Girişimci olmak ve birilerinin kurduğu sisteme uyum sağlamak arasındaki tercih kişisel hedeflere, risk toleransına ve iş dünyasında hangi rolün size daha uygun olduğuna bağlıdır. Bazıları kurulu bir sistem içerisinde başarılı olmak için gereken yeteneklere sahiptir, bazıları ise tam tersi. Mevcut bir organizasyonun içinde çalışmak ile kendi vizyonunu gerçekleştirmek arasında çok ciddi farklar ve karakteristik gereksinimler var. İki çalışma biçimi birbirinden öylesine farklı ki, deneyimlemeyen birine anlatabilmek son derece güç. Mesela AVM içerisindeki bir mağaza çalışanını ele alalım. Başkaları tarafından kurulmuş bir sistemin içerisine entegre olmuş, mesai saatleri belli, hakları sabit… Gece mağazada yangın çıksa, muhtemelen sadece yapacağı işin türü ufak bir değişikliğe uğrayacak yahut biraz fazla mesai yapacaktır. Fakat mağazanın sahibi olduğunuzda işler değişir ve tüm zarar ile yeniden ayağa kalkma planlarını bizzat yaparak finanse etmeniz gerekir.

Bir gün, girişimci olmak veya birilerinin kurduğu sisteme entegre olmak arasında bir seçim yapmanız gerekebilir. Unutmamanız gereken şu ki, her iki seçenek de avantajlar ve zorluklar içerir. Önemli olan kendi tercihlerinizi ve hedeflerinizi belirlemek ve bu doğrultuda ilerlemektir. Tabi ki fırsatlar kadar risklerin de farkında olarak. Fırsatlar genellikle ön plandadır ve riskler göz ardı edilir. Bu nedenle ben de fırsatlardan ziyade risklere odaklı bir bakış sunayım. Kendi işinizi yapacaksanız mesai, risk, sorumluluk, planlama vb. kavramların çoğunu muhtemelen yeniden öğrenmeniz gerekecek. Sadece rakiplerle veya bürokrasiyle değil, bizzat kendinizle, hatta ailenizle bile mücadele etmeniz çoğunlukla kaçınılmaz. Yaptığınız planların defalarca bozulmasına, her gün yeni planlar yapmaya ve onların da defalarca bozulmasına, bir noktadan sonra planlama denen şeyin yap boz tahtasına dönmüş bir sürece evrilmesine katlanabilmelisiniz.
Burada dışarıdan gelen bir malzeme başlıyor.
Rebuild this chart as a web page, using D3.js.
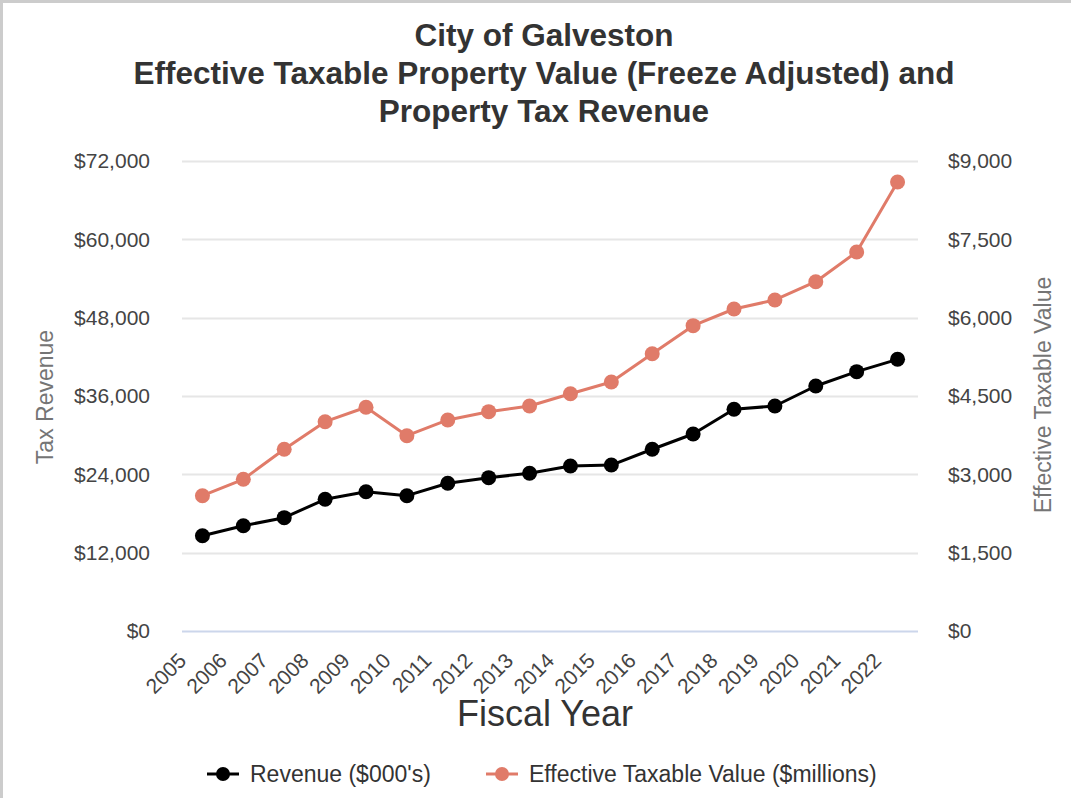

Başkalarına ait işlerde çalışırken aklınızdan geçen “ben olsam böyle yapardım” tarzı eleştirel düşüncelerin “demek ki bir bildikleri varmış” türevi onaylamalara dönüşmesine hazırlıklı olmalısınız. Uykusuz gecelere, gidilemeyen tatillere, bitmeyen işlere, yetmeyen mesai saatlerine ve susmayan bir zihne de…
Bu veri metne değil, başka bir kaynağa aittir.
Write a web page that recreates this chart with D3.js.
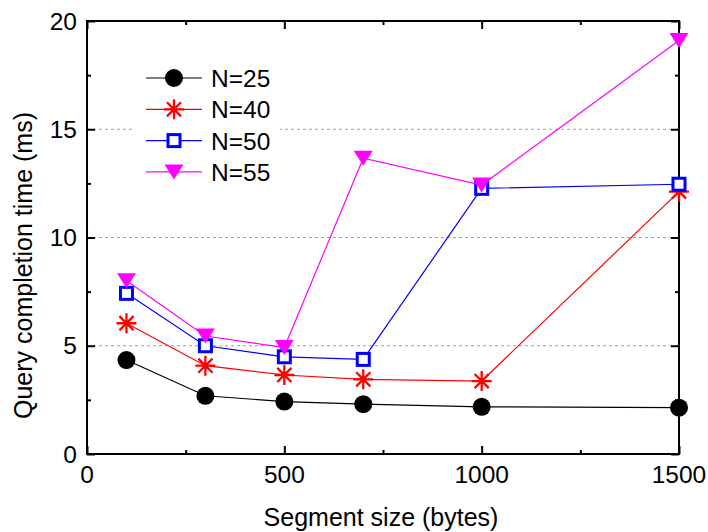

Yeni nesil kişisel gelişim öğretileri sıklıkla aksini iddia ederek işi sadece motivasyonel inanç bağlamına indirgese de kazın ayağı öyle değil ve sahada işler o şekilde yürümez. Kendi işini yapmak maalesef sanıldığı kadar kolay değildir ve ciddi bir meydan okumadır. Rakiplerinize, bürokratik engellere, potansiyel müşterilere ve en önemlisi de kendinize! Zaten güzel olan ve başarıyı değerli kılan da bu. Kolay olsa herkes yapardı, herkes yapınca kıymeti kalmazdı. Girişimcilik engellerle dolu bir yol ama bence engelin olumlu bir şey mi yoksa olumsuz bir şey mi olduğu izafidir. Ne mi demek istedim? Şöyle düşünün; birçok girişimci aynı anda ve aynı sektörde faaliyete başlasın, bunlardan biri de siz olun ve önünüzde aşmanız gereken 5 engel olsun. Eğer yolun başındaysanız, önünüzdeki 5 engel sizin için olumsuzdur. Ancak siz aştıktan sonra o engeller arkanızdan gelenlerin size ulaşmasını zorlaştıran yani sizin için çalışan 5 katmanlı koruyuculara dönüşür. Sonuç olarak; engel dediğimiz şeyin ne olduğu ve ne işe yaradığı, bulunduğumuz konuma göre değişken ve izafidir. Dilerim girişimcilik yolculuğunuz çok lakin aşılmış engellerle dolu olsun.